A Lysine Desert Protects a Novel Domain in the Slx5-Slx8 SUMO Targeted Ub Ligase To Maintain Sumoylation Levels in Saccharomyces cerevisiae, pp. 1807–1821
P. Sharma, J. R. Mullen, M. Li, M. Zaratiegui, S. F. Bunting, and S. J. Brill
Sumoylation is required to repair protein-linked DNA damage, but its presence can limit the use of alternative repair pathways. Through a suppressor screen of mutants sensitive to protein-linked DNA damage, Sharma et al. isolated a variety of SUMO regulators, including two alleles of the ubiquitin ligase subunit slx5-K. These alleles created new lysine resides, highlighting the presence of a 400 amino acid lysine desert normally found within the Slx5 ligase.
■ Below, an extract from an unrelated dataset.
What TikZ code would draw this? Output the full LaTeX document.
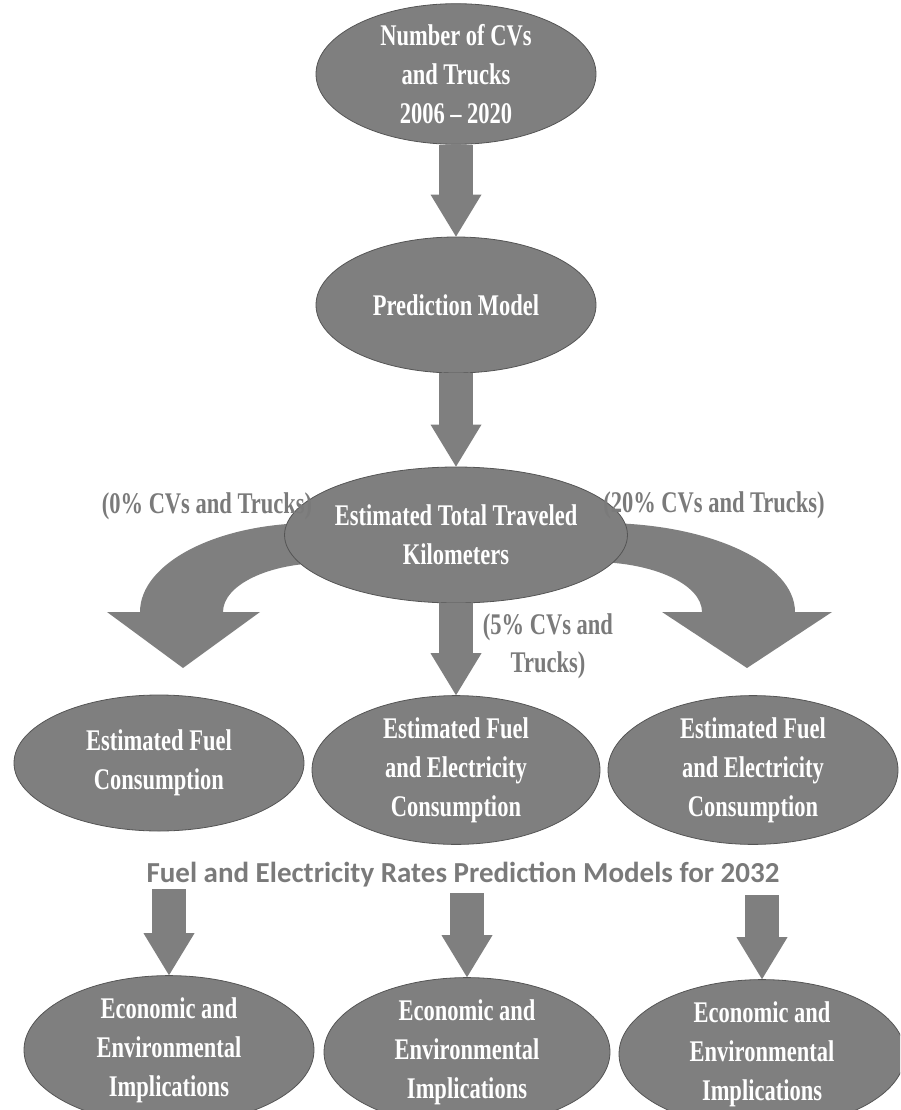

The new lysines resulted in auto-ubiquitination, partial Slx5 degradation, and increased global polysumoylation. The lysine desert is one solution to the problem that ubiquitin ligases face when evolving new domains.
Rapid Evolution of Ovarian-Biased Genes in the Yellow Fever Mosquito (Aedes aegypti), pp. 2119–2137
C. A. Whittle and C. G. Extavour
Males and females exhibit marked differences in phenotypes and gene expression, particularly in the gonads. Genes with male- or testisbiased expression typically have been shown to evolve rapidly in metazoans. Here, Whittle and Extavour provide an uncommon example that shows rapid evolution of protein sequences and shifts in codon usage of ovary-biased genes in the mosquito Aedes aegypti. They propose that this fast evolution may be explained by sexual selection during male swarming, ovary-sperm chemotaxis, and/or reduced male-male sperm competition.
Powerful Genetic Association Analysis for Common or Rare Variants with High-Dimensional Structured Traits, pp. 1779–1790
X. Zhan, N. Zhao, A. Plantinga, T. A. Thornton, K. N. Conneely, M. P. Epstein, and M. C. Wu
Genetic association studies often collect a wide range of complex traits, including high-dimensional and structured omics measurements. The complex nature of these data poses a challenge for traditional statistical and computational methods. Zhan et al. propose a novel method for testing the association between these high-dimensional structured traits and a set of common or rare genetic variants. By incorporating the high-dimensionality and structure in traits, their approach provides a new method that is methodologically flexible, biologically meaningful, statistically powerful, and computationally efficient.